Dire que l'art est une imitation, c'est dire qu'il est une reproduction. Qu'est-ce que reproduire ? C'est produire une seconde fois. Et quel but peut avoir la reproduction, sinon celui qu'avait la production elle-même? Si l'on imite un poète, si l'on s'efforce de reproduire son œuvre ou quelques-unes de ses qualités, c'est sans doute qu'on veut atteindre la fin même de l'œuvre ou des qualités qu'on reproduit. La parfaite copie d'un tableau de Michel-Ange ferait le même effet que l'original ; et si l'on s'exerce à imiter les œuvres ou la manière d'un maître, c'est dans l'espoir d'obtenir, par de semblables moyens, un résultat semblable. Dire que l'art est une imitation ou une reproduction, c'est donc lui attribuer la même fin qu'à l'objet qu'il doit reproduire.

Or, quel est ici cet objet? La nature. Quoi de plus vague qu'un objet qui contient tous les objets, qu'une chose qui embrasse toutes choses? Mais est-il bien vrai que les arts reproduisent véritablement, dans le sens rigoureux du mot, les objets que produit la nature? Nous en donnent-ils des imitations complétement ressemblantes et susceptibles d'atteindre les mêmes fins? Je vois bien que la peinture et la

sculpture imitent en quelque façon les objets naturels ; mais elles ne m'en donnent que les apparences, et encore celles qui frappent les yeux; pour les autres, je ne les y vois point, et si je veux trouver des imitations plus exactes, plus complètes, il me faut aller chercher les automates de Vaucanson. Sont-ce là les modèles de l'art? Allons plus loin. La musique donne-t-elle même ces apparences superficielles des choses, que fournissent, jusqu'à un certain point, la sculpture et la peinture? Nullement. Par une combinaison d'intonations et de rhythmes qui ne représentent rien, elle éveille des sentiments, qui éveillent des idées. La poésie écrite, par une combinaison d'articulations et de rhythmes qui ne représentent rien, éveille des idées, qui éveillent des sentiments. Où est l'imitation en tout cela? Et si l'on peut appliquer ce mot aux apparences de la peinture ou de la sculpture, qui du moins représentent pour les yeux des objets réels, peut-on l'étendre jusqu'aux rhythmes de la musique et de la poésie, qui ne représentent rien pour aucun de nos sens, mais qui expriment pour l'âme, l'une des sentiments, l'autre des idées? Ne faut-il pas, dès lors, distinguer des arts d'imitation et des arts d'expression? Ne s'ensuit-il pas que l'art est mal défini, quand il nous est donné pour l'imitation de la nature; que cette définition convient tout au plus à quelques-unes de ses branches, non pas à toutes; et que, si l'imitation est, comme l'expression, un des moyens employés par les arts, la fin qu'ils poursuivent est toute autre?

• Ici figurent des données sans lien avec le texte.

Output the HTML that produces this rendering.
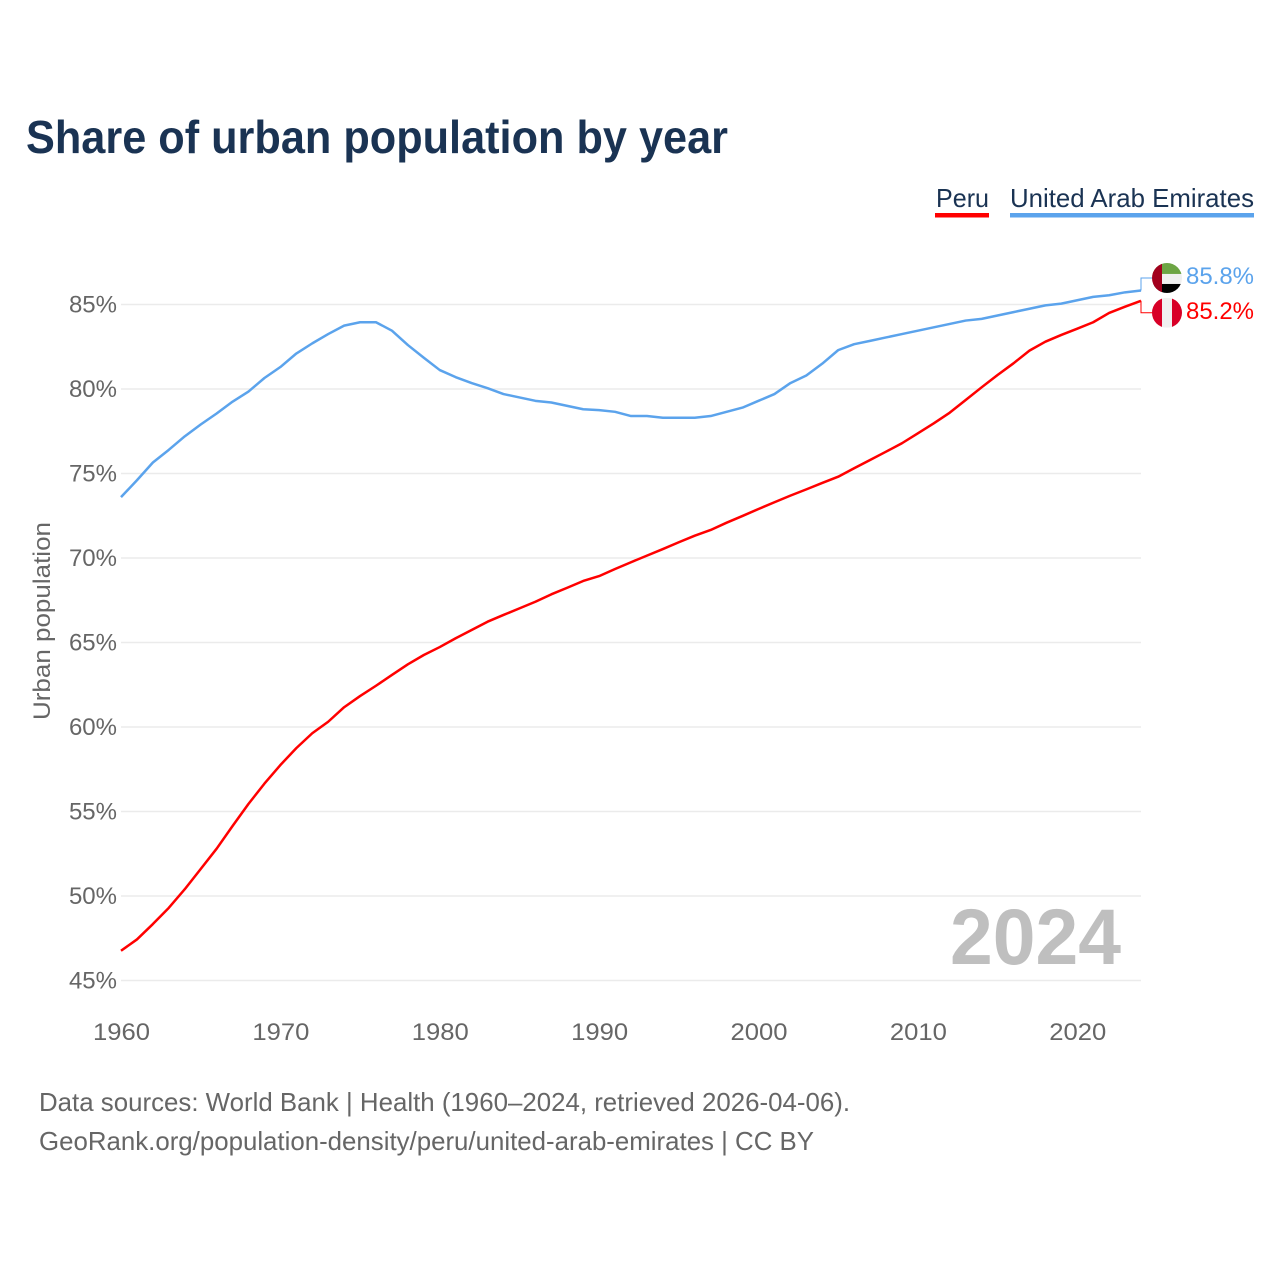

Si l'art n'a pas pour fin une simple reproduction, il faut admettre qu'il produit quelque chose d'original. Et que doit-il produire, sinon le beau? A vrai dire, je crois qu'en y réfléchissant, tous les artistes et tous les poètes admettraient cette idée. Tous l'admettent implicitement; car tous, en faisant leurs œuvres, veulent qu'elles soient belles ils conviennent donc, par là, que le but de l'art est de produire le beau. Seulement, ils estiment que, pour y arriver, il faut imiter la nature, telle qu'elle est, suivant les uns; en y choisissant ce qu'elle a de plus beau, suivant d'autres; en l'embellissant, suivant d'autres encore. Voilà le véritable point de vue où il convient de se placer pour juger leurs définitions. Ils n'entendent pas définir la fin de l'art, mais la condition à laquelle cette fin peut être réalisée; le but que poursuit l'art, mais le moyen par lequel ce but peut être atteint. Envisagées de la sorte, les trois définitions pèchent encore contre la logique, puisqu'elles prétendent découvrir la condition du beau avant le beau lui-même, les moyens avant la fin, tandis que la connaissance exacte de la fin peut seule déterminer la nature et la portée des moyens, et qu'il faudrait définir le beau avant de songer à dire les conditions auxquelles il peut être réalisé.

La condition du beau, c'est l'imitation de la nature, disent les uns.